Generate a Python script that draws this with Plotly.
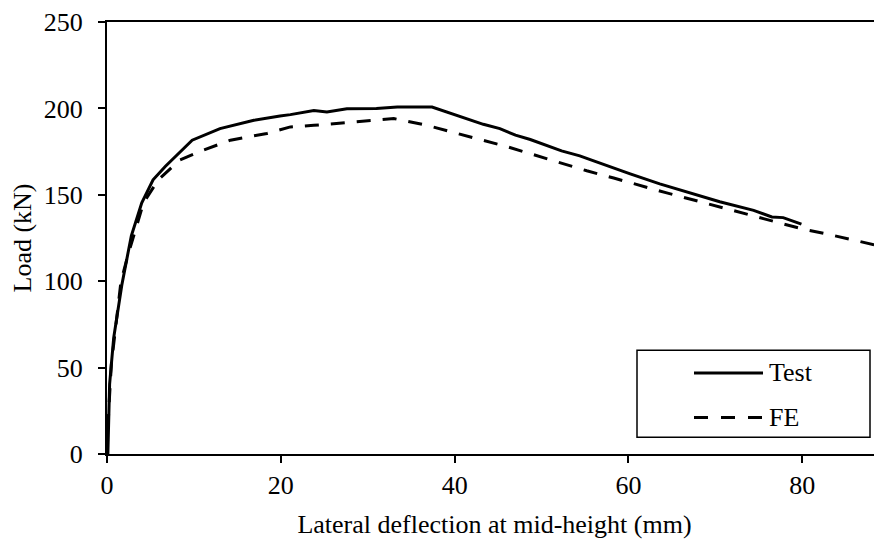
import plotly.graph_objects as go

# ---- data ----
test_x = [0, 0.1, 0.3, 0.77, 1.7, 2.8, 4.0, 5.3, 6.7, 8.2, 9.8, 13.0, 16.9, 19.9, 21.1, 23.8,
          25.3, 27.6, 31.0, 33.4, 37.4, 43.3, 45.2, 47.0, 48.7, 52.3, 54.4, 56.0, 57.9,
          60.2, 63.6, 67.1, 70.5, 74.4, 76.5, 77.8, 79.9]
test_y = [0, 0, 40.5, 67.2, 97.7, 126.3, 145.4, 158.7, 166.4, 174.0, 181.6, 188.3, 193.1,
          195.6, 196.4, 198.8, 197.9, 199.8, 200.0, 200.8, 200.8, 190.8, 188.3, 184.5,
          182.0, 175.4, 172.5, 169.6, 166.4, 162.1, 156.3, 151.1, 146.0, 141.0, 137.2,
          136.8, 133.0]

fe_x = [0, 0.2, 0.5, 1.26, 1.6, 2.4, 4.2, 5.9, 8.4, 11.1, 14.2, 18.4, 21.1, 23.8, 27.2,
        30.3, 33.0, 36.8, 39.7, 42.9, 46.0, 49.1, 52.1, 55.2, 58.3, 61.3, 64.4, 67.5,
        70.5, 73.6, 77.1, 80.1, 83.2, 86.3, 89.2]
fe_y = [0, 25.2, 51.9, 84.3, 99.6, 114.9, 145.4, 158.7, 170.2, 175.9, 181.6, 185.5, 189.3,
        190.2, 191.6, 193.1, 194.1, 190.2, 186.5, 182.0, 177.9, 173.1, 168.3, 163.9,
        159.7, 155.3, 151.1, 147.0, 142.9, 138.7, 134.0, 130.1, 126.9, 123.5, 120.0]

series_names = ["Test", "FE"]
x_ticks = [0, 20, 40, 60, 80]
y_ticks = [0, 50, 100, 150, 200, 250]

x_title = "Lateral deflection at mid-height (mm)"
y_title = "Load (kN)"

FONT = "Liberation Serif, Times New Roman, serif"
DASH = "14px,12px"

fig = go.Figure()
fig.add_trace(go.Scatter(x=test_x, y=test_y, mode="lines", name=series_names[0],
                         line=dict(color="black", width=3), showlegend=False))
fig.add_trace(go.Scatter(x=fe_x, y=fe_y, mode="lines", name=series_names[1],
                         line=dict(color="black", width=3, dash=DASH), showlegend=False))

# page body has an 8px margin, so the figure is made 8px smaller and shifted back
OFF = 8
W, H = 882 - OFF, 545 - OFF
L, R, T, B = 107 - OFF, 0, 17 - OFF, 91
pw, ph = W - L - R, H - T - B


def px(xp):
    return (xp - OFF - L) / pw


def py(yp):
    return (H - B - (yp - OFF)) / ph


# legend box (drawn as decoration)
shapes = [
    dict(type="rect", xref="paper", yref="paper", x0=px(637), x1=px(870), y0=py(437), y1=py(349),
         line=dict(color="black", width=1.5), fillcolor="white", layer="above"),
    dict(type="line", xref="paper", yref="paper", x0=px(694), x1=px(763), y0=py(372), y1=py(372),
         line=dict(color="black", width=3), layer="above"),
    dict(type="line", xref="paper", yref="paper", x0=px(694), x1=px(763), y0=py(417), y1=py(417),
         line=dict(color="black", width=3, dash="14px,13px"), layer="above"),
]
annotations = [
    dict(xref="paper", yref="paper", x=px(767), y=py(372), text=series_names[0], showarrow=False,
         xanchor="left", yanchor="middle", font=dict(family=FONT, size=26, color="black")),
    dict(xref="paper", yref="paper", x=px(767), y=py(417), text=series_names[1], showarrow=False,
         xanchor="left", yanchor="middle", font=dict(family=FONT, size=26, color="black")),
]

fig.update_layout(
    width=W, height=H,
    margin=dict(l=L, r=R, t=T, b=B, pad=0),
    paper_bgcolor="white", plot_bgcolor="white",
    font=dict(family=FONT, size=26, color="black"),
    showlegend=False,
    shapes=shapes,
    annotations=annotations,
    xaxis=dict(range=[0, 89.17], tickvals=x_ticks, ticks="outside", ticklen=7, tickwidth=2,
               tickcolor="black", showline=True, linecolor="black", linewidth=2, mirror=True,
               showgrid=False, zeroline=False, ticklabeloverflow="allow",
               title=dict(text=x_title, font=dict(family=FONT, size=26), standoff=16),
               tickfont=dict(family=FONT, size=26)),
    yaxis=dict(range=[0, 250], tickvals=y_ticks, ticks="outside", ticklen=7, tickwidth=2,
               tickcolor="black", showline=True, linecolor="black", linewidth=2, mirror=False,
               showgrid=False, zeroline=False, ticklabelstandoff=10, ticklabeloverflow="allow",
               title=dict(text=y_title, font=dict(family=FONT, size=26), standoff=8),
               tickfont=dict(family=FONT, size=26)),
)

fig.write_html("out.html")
...
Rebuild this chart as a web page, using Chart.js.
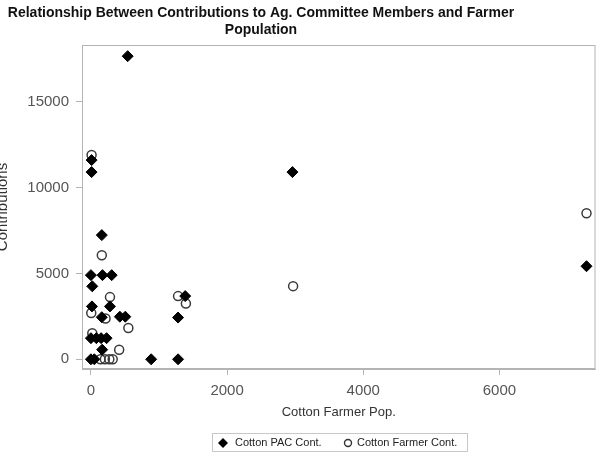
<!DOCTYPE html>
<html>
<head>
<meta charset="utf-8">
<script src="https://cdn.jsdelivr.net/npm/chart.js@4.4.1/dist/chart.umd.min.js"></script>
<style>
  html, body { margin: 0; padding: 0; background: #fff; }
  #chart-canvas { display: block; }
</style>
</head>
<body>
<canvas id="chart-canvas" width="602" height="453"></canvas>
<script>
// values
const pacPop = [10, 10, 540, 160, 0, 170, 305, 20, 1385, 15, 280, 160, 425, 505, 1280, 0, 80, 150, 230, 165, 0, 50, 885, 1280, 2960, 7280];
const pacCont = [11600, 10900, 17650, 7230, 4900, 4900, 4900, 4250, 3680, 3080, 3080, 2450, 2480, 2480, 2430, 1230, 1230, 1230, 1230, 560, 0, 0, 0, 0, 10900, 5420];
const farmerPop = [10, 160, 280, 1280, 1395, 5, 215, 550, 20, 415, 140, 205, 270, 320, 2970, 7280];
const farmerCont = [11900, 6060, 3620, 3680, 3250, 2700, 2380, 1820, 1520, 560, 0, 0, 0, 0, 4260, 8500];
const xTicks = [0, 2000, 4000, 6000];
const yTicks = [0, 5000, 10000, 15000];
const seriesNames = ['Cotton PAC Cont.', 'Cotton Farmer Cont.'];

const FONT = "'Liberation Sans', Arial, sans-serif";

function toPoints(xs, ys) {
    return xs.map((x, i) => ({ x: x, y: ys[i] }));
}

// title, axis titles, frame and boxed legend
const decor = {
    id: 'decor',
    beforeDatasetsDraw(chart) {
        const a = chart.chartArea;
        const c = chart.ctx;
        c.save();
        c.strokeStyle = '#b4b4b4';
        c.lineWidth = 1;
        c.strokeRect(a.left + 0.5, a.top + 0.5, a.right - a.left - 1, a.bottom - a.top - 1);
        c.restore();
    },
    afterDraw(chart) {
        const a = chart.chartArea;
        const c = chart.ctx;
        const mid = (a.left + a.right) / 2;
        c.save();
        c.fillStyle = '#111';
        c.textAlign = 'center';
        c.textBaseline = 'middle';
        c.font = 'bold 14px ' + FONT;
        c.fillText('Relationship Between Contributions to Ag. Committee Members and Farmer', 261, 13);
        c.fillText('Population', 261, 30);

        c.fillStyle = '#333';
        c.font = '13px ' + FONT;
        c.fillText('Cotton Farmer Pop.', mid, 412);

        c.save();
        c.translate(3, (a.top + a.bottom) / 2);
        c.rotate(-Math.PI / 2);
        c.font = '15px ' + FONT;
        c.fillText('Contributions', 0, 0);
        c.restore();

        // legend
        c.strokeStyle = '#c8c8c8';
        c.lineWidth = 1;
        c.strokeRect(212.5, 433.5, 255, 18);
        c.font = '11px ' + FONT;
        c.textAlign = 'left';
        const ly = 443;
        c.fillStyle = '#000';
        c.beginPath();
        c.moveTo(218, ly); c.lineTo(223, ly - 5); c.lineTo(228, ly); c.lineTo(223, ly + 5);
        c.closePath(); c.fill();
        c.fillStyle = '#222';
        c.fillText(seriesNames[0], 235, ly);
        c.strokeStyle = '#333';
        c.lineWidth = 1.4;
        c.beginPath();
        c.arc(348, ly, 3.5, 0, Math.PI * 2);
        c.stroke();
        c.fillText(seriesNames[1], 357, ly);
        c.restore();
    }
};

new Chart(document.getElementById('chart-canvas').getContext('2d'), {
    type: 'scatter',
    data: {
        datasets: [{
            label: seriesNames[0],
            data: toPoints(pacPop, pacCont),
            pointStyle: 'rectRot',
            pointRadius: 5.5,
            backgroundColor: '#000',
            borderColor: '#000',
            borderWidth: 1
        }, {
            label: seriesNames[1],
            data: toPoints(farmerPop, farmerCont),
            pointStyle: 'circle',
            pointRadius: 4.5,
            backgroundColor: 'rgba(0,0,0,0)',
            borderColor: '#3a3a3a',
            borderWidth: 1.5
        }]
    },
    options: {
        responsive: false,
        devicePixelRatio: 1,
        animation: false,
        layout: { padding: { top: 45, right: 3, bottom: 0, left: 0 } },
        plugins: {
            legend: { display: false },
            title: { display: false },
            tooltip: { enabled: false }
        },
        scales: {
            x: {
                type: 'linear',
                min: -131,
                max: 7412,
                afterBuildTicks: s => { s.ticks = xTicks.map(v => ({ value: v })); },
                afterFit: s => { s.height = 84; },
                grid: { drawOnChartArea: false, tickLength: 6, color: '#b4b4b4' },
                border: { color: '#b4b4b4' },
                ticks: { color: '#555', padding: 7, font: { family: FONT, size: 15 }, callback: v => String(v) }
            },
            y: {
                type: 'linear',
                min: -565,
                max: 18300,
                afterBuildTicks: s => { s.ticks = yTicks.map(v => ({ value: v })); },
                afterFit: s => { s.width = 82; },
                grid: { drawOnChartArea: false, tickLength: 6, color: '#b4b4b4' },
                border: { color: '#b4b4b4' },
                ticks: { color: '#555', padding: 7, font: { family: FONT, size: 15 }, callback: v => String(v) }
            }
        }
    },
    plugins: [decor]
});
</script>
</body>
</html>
--
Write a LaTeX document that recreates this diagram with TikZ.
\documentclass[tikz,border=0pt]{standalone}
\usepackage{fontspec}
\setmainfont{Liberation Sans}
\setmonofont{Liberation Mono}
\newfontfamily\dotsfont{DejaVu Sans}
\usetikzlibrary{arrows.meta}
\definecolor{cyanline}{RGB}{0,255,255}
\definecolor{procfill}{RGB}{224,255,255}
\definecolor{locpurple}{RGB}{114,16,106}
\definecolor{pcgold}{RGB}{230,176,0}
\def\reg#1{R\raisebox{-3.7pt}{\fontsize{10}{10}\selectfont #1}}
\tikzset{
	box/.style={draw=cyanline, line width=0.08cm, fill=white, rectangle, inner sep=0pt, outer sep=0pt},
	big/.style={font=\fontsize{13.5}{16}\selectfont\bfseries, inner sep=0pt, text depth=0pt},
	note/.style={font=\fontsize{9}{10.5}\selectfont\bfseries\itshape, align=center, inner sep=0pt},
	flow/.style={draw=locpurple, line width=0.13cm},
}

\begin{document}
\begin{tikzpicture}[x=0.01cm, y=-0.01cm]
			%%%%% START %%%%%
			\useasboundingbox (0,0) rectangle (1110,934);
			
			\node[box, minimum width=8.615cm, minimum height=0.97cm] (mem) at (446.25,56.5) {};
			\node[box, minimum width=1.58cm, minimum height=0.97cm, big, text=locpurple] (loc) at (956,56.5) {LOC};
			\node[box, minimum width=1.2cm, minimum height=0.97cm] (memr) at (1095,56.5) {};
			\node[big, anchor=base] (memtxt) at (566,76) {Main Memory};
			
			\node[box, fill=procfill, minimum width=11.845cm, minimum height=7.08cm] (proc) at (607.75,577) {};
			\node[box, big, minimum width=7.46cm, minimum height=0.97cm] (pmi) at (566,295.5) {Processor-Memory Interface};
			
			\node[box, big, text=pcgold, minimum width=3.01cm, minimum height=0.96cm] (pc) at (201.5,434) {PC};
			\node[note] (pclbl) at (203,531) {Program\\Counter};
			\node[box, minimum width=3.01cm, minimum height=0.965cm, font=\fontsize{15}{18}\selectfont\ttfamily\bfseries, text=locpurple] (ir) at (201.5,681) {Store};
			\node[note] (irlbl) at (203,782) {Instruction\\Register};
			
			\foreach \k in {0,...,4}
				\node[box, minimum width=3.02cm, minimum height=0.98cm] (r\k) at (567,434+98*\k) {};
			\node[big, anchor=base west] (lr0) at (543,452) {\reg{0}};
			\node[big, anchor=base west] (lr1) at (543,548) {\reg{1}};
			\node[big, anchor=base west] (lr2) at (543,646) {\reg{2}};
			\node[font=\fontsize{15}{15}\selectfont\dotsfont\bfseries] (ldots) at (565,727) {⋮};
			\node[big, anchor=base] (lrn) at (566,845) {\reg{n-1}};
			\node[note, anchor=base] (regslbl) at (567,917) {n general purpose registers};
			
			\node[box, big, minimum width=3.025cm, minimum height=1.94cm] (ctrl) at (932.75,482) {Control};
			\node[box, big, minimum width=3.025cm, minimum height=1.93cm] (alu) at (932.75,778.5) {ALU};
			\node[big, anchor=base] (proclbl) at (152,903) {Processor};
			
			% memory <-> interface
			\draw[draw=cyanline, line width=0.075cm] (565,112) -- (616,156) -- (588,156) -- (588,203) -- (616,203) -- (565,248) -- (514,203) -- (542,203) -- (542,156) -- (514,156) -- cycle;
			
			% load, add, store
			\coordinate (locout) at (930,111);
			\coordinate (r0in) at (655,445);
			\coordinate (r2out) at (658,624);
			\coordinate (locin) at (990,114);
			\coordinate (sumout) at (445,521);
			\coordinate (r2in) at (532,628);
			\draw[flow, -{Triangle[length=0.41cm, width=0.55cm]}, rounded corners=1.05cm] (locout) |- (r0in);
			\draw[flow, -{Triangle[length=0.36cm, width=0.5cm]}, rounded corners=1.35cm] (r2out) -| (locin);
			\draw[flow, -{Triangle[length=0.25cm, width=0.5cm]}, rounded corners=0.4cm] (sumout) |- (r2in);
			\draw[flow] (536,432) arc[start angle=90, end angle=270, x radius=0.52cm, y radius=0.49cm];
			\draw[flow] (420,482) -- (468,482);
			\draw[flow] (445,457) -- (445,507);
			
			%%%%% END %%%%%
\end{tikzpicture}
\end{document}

▶ _What you have to do_: Return exactly the lines from the one with "Generate a Python" to the one with "y_ticks = [0, 50, 100, 150, 200, 250]", both ends kept, and only those. Images are left out.

▶ _Task solution_:
Generate a Python script that draws this with Plotly.
import plotly.graph_objects as go

# ---- data ----
test_x = [0, 0.1, 0.3, 0.77, 1.7, 2.8, 4.0, 5.3, 6.7, 8.2, 9.8, 13.0, 16.9, 19.9, 21.1, 23.8,
          25.3, 27.6, 31.0, 33.4, 37.4, 43.3, 45.2, 47.0, 48.7, 52.3, 54.4, 56.0, 57.9,
          60.2, 63.6, 67.1, 70.5, 74.4, 76.5, 77.8, 79.9]
test_y = [0, 0, 40.5, 67.2, 97.7, 126.3, 145.4, 158.7, 166.4, 174.0, 181.6, 188.3, 193.1,
          195.6, 196.4, 198.8, 197.9, 199.8, 200.0, 200.8, 200.8, 190.8, 188.3, 184.5,
          182.0, 175.4, 172.5, 169.6, 166.4, 162.1, 156.3, 151.1, 146.0, 141.0, 137.2,
          136.8, 133.0]

fe_x = [0, 0.2, 0.5, 1.26, 1.6, 2.4, 4.2, 5.9, 8.4, 11.1, 14.2, 18.4, 21.1, 23.8, 27.2,
        30.3, 33.0, 36.8, 39.7, 42.9, 46.0, 49.1, 52.1, 55.2, 58.3, 61.3, 64.4, 67.5,
        70.5, 73.6, 77.1, 80.1, 83.2, 86.3, 89.2]
fe_y = [0, 25.2, 51.9, 84.3, 99.6, 114.9, 145.4, 158.7, 170.2, 175.9, 181.6, 185.5, 189.3,
        190.2, 191.6, 193.1, 194.1, 190.2, 186.5, 182.0, 177.9, 173.1, 168.3, 163.9,
        159.7, 155.3, 151.1, 147.0, 142.9, 138.7, 134.0, 130.1, 126.9, 123.5, 120.0]

series_names = ["Test", "FE"]
x_ticks = [0, 20, 40, 60, 80]
y_ticks = [0, 50, 100, 150, 200, 250]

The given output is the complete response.